Cooperative members across the nation are demanding change and organizing. Groups such as Kentuckians for the Commonwealth have suggested a cooperative members’ bill of rights.38 Georgia Watch, a consumer protection advocacy group, even made a helpful study and checklist to determine if an electric cooperative is truly democratic.39 The Northern Plains Resource Council has made a chart for member-owners to easily see how their electric cooperative is performing (below).
Electric cooperatives stand at the crossroads.
The heavy reliance on outsourcing their local authority has resulted in economic strains, tension between the local and generation and transmission cooperatives, and member disillusionment. At its worst, it has placed cooperatives in a nearly untenable net of long-term obligations for dirty and increasingly expensive power or in a scandal of abused member trust.
Fortunately, the solution lies in the best of the cooperative movement. Delta-Montrose and other distribution cooperatives are re-taking some of their local authority to emphasize clean and affordable local power generation.

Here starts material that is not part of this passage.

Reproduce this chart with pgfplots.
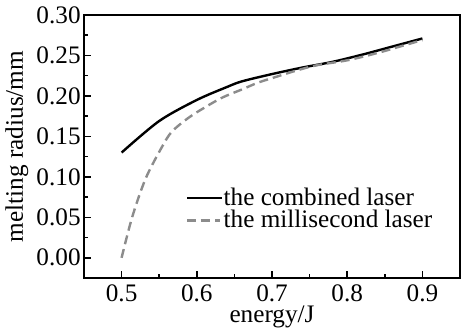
\documentclass[border=0pt]{standalone}
\usepackage{fontspec}
\setmainfont{Liberation Serif}
\usepackage{pgfplots}
\pgfplotsset{compat=1.18}
\begin{document}
\begin{tikzpicture}
\begin{axis}[
  scale only axis,
  width=188pt, height=131.5pt,
  font=\fontsize{12.6}{14}\selectfont,
  xmin=0.45, xmax=0.95,
  ymin=-0.025, ymax=0.30,
  xtick={0.5,0.6,0.7,0.8,0.9},
  ytick={0,0.05,0.10,0.15,0.20,0.25,0.30},
  minor x tick num=1,
  minor y tick num=1,
  xtick pos=bottom, ytick pos=left,
  tick align=inside,
  major tick length=3.5pt,
  minor tick length=2pt,
  axis line style={line width=1pt},
  every tick/.style={line width=0.8pt, black},
  /pgf/number format/assume math mode=true,
  xticklabel style={/pgf/number format/.cd, fixed, fixed zerofill, precision=1},
  yticklabel style={inner xsep=1.5pt, /pgf/number format/.cd, fixed, fixed zerofill, precision=2},
  scaled y ticks=false,
  scaled x ticks=false,
  xlabel={energy/J},
  ylabel={melting radius/mm},
  xlabel style={yshift=5pt},
  ylabel style={yshift=-1pt},
  legend style={at={(rel axis cs:0.27,0.35)}, anchor=north west, draw=none, fill=none,
    inner sep=0pt, row sep=0pt, font=\fontsize{12.6}{14}\selectfont,
    nodes={inner sep=0.6pt}},
  legend cell align=left,
]
\coordinate (bl) at (rel axis cs:0,0);
\coordinate (tr) at (rel axis cs:1,1);
\addplot[black, line width=1.2pt, smooth, tension=0.5] coordinates {
(0.50,0.130) (0.55,0.169) (0.60,0.195) (0.64,0.211) (0.66,0.218) (0.70,0.227)
(0.74,0.235) (0.78,0.242) (0.82,0.251) (0.86,0.261) (0.90,0.271)
};
\addlegendentry{the combined laser}
\addplot[gray!90, line width=1.2pt, dash pattern=on 4.5pt off 2.5pt, smooth, tension=0.5,
  legend image code/.code={
    \path (0pt,0pt) -- (16.5pt,0pt);
    \draw[gray!90, line width=1.2pt, dash pattern=on 3.4pt off 3.3pt] (0pt,0pt) -- (10.1pt,0pt);
  }] coordinates {
(0.500,0.000) (0.514,0.050) (0.532,0.098) (0.554,0.1375) (0.567,0.156)
(0.589,0.173) (0.611,0.186) (0.634,0.198) (0.660,0.208) (0.682,0.2166)
(0.707,0.224) (0.733,0.2315) (0.76,0.238) (0.80,0.244) (0.84,0.253)
(0.87,0.261) (0.90,0.269)
};
\addlegendentry{the millisecond laser}
\end{axis}
\pgfresetboundingbox
\useasboundingbox ([shift={(-42pt,-24.5pt)}]bl) rectangle ([shift={(0.5pt,7.5pt)}]tr);
\end{tikzpicture}
\end{document}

Roanoke and other cooperatives are providing low-cost financing to help members reduce energy costs and make the grid more efficient. Beartooth is modeling transparency and member engagement toward more effective stewardship of cooperative resources.
Cooperatives may face their greatest challenge since the inception of rural electrification in the 1930s, but with their members, they have the power to overcome.